The U.S. Gulf of Mexico might best be dubbed ‘Old Reliable’.
It’s been churning out hydrocarbons since 1947 when the first well drilled from a fixed platform out of sight of land marked the debut of the offshore oil and gas industry.
Derided as the “Dead Sea” a number of years ago during one of the industry’s infamous bleak periods, diminished activity at the time eventually did a “180” and just keeps on going even today.
The region’s crude oil production is estimated to increase to record high levels in 2017 despite record low prices, according to the U.S. Energy Information Administration’s Short-Term Energy Outlook, February 2016.
The numbers are impressive.
The government agency projects that federal GOM production will average 1.63 MMbpd in 2016 and 1.79 MMbpd in 2017, reaching 1.91 MMbpd in December 2017. In all, the area’s production is expected to account for 18 percent and 21 percent of total forecast U.S. crude oil production in 2016 and 2017, respectively.

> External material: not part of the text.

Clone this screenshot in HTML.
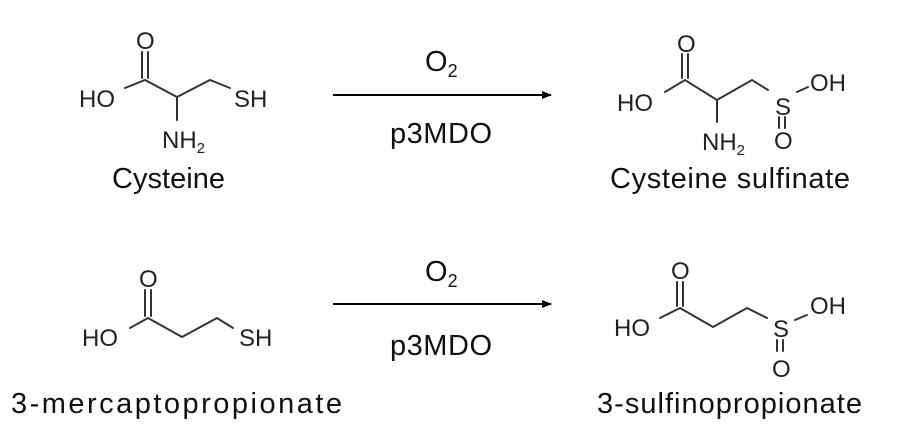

Offshore GOM production has little in common with its onshore counterpart.
In the Lower Tertiary deepwater activity, for example, both water and reservoir depths are a considerable challenge to drilling and production.
Look at Chevron’s Jack/St. Malo program where the tension-leg platform is positioned in 7,000 feet of water with some target reservoirs sitting many thousands of feet beneath the seafloor.
This is a typical scenario for the region, a testament to why such projects move at a virtual snail’s pace, often spanning several years between discovery and production.
Over the course of evaluating, planning and constructing these massive, high cost, long term projects, short term oil price gyrations are relegated to the back burner, as opposed to onshore, where producers must keep a wary eye on such price movements.
Even so, the EIA noted that current decreasing profit margins and lowered expectations for a quick oil price recovery have convinced many GOM operators to scale back on future deepwater exploration spending, reduce their active rig fleet by scrapping and stacking older rigs, and either restructure or delay drilling rig contracts.
As a result of these actions, there is increased uncertainty relative to the timeliness of a number of GOM projects. Those in the early stages of development are at the greatest risk of delay or cancellation.
The EIA noted that eight fields came online in the GOM during 2015. All except one was developed as a subsea well tied back to production facilities nearby. Using subsea tiebacks, producers can reduce project costs as well as start-up time.
The lone exception was Anadarko’s Lucius field, which spans several blocks in the Keathley Canyon area in 7,168 feet of water about 180 miles off the Louisiana coast.
Lucius produces oil via a truss spar, which is a type of floating production platform that supports drilling, production and storage operations. Designed to provide increased stability in harsh offshore circumstances, this spar is the largest in the Anadarko fleet.
The company’s Heidelberg field in 5,271 feet of water started production in January 2016, producing at a spar using the same design as the Lucius, according to the Environmental Protection Agency. Heidelberg is in the Green Canyon Block 159, about 140 miles offshore Louisiana.
In contrast to Lucius and Heidelberg, production at Shell Oil Co.’s Stones field in 9,556 feet of water in the Walker Ridge area about 250 miles southwest of New Orleans will utilize the first floating production, storage and offload (FPSO) vessel in the GOM, the EIA noted.
FPSOs enable development of complex fields with unique reservoir properties and no existing infrastructure.
Crude produced at the Stones complex will be transferred to tankers for transport to some of the myriad U.S. Gulf Coast refineries.
Two additional fields anticipated to begin producing in the deep waters of the GOM in 2016 are subsea tiebacks as well as a couple of fields slated to begin producing in 2017.